Потом к нам отошли все дома вдоль Волхонки (здание Отдела личных коллекций: первая очередь открылась в июне 2005 года по адресу Волхонка, 10, а вторая — по адресу Волхонка, 8, в феврале 2014-го. — Прим. автора). Мы присоединили все вокруг, сделали то, о чем мечтал Иван Владимирович Цветаев.
Уничтожение Музея нового западного искусства, созданного на основе коллекций Сергея Щукина и Ивана Морозова, и их разделение между Пушкинским музеем и Эрмитажем в 1948 году…

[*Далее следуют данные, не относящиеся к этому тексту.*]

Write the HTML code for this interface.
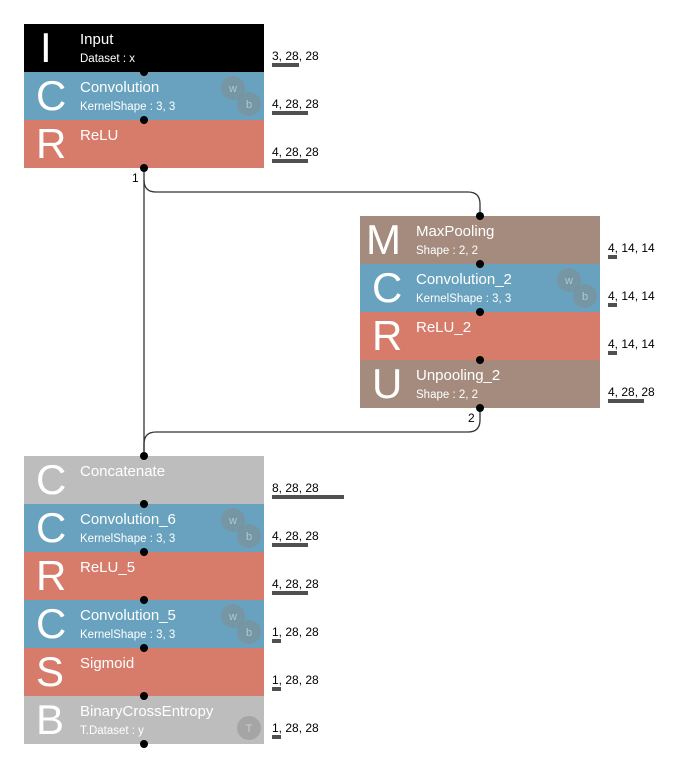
<!DOCTYPE html>
<html><head><meta charset="utf-8"><style>
html,body{margin:0;padding:0;background:#fff;}
svg{display:block;font-family:"Liberation Sans",sans-serif;}
.t{fill:#fff;font-size:15px;}
.s{fill:#fff;font-size:11.5px;}
.L{fill:#fff;font-size:42px;font-family:"Liberation Sans",sans-serif;}
.d{fill:#000;font-size:12px;}
</style></head><body>
<svg width="696" height="768" viewBox="0 0 696 768">
<g>
<rect x="24" y="24" width="240" height="48" fill="#000"/>
<rect x="24" y="72" width="240" height="48" fill="#68a2bf"/>
<rect x="24" y="120" width="240" height="48" fill="#d77b6b"/>
<rect x="360" y="216" width="240" height="48" fill="#a58b7e"/>
<rect x="360" y="264" width="240" height="48" fill="#68a2bf"/>
<rect x="360" y="312" width="240" height="48" fill="#d77b6b"/>
<rect x="360" y="360" width="240" height="48" fill="#a58b7e"/>
<rect x="24" y="456" width="240" height="48" fill="#bdbdbd"/>
<rect x="24" y="504" width="240" height="48" fill="#68a2bf"/>
<rect x="24" y="552" width="240" height="48" fill="#d77b6b"/>
<rect x="24" y="600" width="240" height="48" fill="#68a2bf"/>
<rect x="24" y="648" width="240" height="48" fill="#d77b6b"/>
<rect x="24" y="696" width="240" height="48" fill="#bdbdbd"/>
</g>
<g fill="#888" fill-opacity="0.45">
<circle cx="233" cy="88" r="12"/><circle cx="249" cy="104" r="12"/>
<circle cx="569" cy="280" r="12"/><circle cx="585" cy="296" r="12"/>
<circle cx="233" cy="520" r="12"/><circle cx="249" cy="536" r="12"/>
<circle cx="233" cy="616" r="12"/><circle cx="249" cy="632" r="12"/>
<circle cx="249" cy="728" r="12"/>
</g>
<g fill="#fff" fill-opacity="0.45" font-size="11" text-anchor="middle">
<text x="233" y="92">w</text><text x="249" y="108">b</text>
<text x="569" y="284">w</text><text x="585" y="300">b</text>
<text x="233" y="524">w</text><text x="249" y="540">b</text>
<text x="233" y="620">w</text><text x="249" y="636">b</text>
<text x="249" y="732">T</text>
</g>
<g class="L">
<text x="40" y="62">I</text>
<text x="36" y="110">C</text>
<text x="36" y="158">R</text>
<text x="366" y="254">M</text>
<text x="372" y="302">C</text>
<text x="372" y="350">R</text>
<text x="372" y="398">U</text>
<text x="36" y="494">C</text>
<text x="36" y="542">C</text>
<text x="36" y="590">R</text>
<text x="36" y="638">C</text>
<text x="36" y="686">S</text>
<text x="36" y="734">B</text>
</g>
<g class="t">
<text x="80" y="44">Input</text>
<text x="80" y="92">Convolution</text>
<text x="80" y="140">ReLU</text>
<text x="416" y="236">MaxPooling</text>
<text x="416" y="284">Convolution_2</text>
<text x="416" y="332">ReLU_2</text>
<text x="416" y="380">Unpooling_2</text>
<text x="80" y="476">Concatenate</text>
<text x="80" y="524">Convolution_6</text>
<text x="80" y="572">ReLU_5</text>
<text x="80" y="620">Convolution_5</text>
<text x="80" y="668">Sigmoid</text>
<text x="80" y="716">BinaryCrossEntropy</text>
</g>
<g class="s">
<text x="80" y="62">Dataset : x</text>
<text x="80" y="110">KernelShape : 3, 3</text>
<text x="416" y="254">Shape : 2, 2</text>
<text x="416" y="302">KernelShape : 3, 3</text>
<text x="416" y="398">Shape : 2, 2</text>
<text x="80" y="542">KernelShape : 3, 3</text>
<text x="80" y="638">KernelShape : 3, 3</text>
<text x="80" y="734">T.Dataset : y</text>
</g>
<g class="d">
<text x="272" y="60">3, 28, 28</text>
<text x="272" y="108">4, 28, 28</text>
<text x="272" y="156">4, 28, 28</text>
<text x="608" y="252">4, 14, 14</text>
<text x="608" y="300">4, 14, 14</text>
<text x="608" y="348">4, 14, 14</text>
<text x="608" y="396">4, 28, 28</text>
<text x="272" y="492">8, 28, 28</text>
<text x="272" y="540">4, 28, 28</text>
<text x="272" y="588">4, 28, 28</text>
<text x="272" y="636">1, 28, 28</text>
<text x="272" y="684">1, 28, 28</text>
<text x="272" y="732">1, 28, 28</text>
<text x="132" y="182">1</text>
<text x="468" y="422">2</text>
</g>
<g fill="#505050">
<rect x="272" y="63" width="27" height="4"/>
<rect x="272" y="111" width="36" height="4"/>
<rect x="272" y="159" width="36" height="4"/>
<rect x="608" y="255" width="9" height="4"/>
<rect x="608" y="303" width="9" height="4"/>
<rect x="608" y="351" width="9" height="4"/>
<rect x="608" y="399" width="36" height="4"/>
<rect x="272" y="495" width="72" height="4"/>
<rect x="272" y="543" width="36" height="4"/>
<rect x="272" y="591" width="36" height="4"/>
<rect x="272" y="639" width="9" height="4"/>
<rect x="272" y="687" width="9" height="4"/>
<rect x="272" y="735" width="9" height="4"/>
</g>
<g fill="none" stroke="#333" stroke-width="1.3">
<path d="M144 168 V456"/>
<path d="M144 180 Q144 192 156 192 H468 Q480 192 480 204 V216"/>
<path d="M480 408 V420 Q480 432 468 432 H156 Q144 432 144 444 V456"/>
</g>
<g fill="#000">
<circle cx="144" cy="72" r="4"/><circle cx="144" cy="120" r="4"/><circle cx="144" cy="168" r="4"/>
<circle cx="480" cy="216" r="4"/><circle cx="480" cy="264" r="4"/><circle cx="480" cy="312" r="4"/><circle cx="480" cy="360" r="4"/><circle cx="480" cy="408" r="4"/>
<circle cx="144" cy="456" r="4"/><circle cx="144" cy="504" r="4"/><circle cx="144" cy="552" r="4"/><circle cx="144" cy="600" r="4"/><circle cx="144" cy="648" r="4"/><circle cx="144" cy="696" r="4"/><circle cx="144" cy="744" r="4"/>
</g>
</svg>
</body></html>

Было безобразным, отвратительным актом, чудовищным преступлением. Музей был не просто закрыт, он был ликвидирован за буржуазность, сделано это было с помощью Академии художеств.
Потом, правда, оказалось, что импрессионисты — великолепные художники, и нашу выставку прекрасно принимали в Париже. На мой взгляд, требуется постановление правительства не просто об осуждении этого решения о ликвидации, а реабилитация.
Для меня моя беседа с вами важна только этим, мне слишком мало осталось времени. Я могу не успеть. Конечно, я сама виновата, надо было начать борьбу сразу, когда были Горбачев и Борис Борисович Пиотровский. Лувр же не побоялся отдать свои лучшие вещи XIX века в музей Орсе.
Я считаю, что этот музей — уникальное дело мировой истории искусства. В России в начале ХХ века стали собирать то, от чего тогда отказался Лувр. Все, кто протестует против объединения коллекции и возрождения музея, боятся только одного — чтобы их заднице было мягче сидеть. Но не за правду, не за искусство, не за идею, не за страну, не за Москву. В нашем музее все тоже молчат.
Надо организовать общественность, которая понимает. Почему этот музей должен быть в Москве, на мой взгляд, очевидно. Щукин собирал для Москвы, он и сам об этом неоднократно говорил. В Москве нет музея мирового искусства высшего плана, а это будет музей сверх верхнего плана. Для меня объединение коллекций и создание музея — главное дело, хочу успеть, пока жива.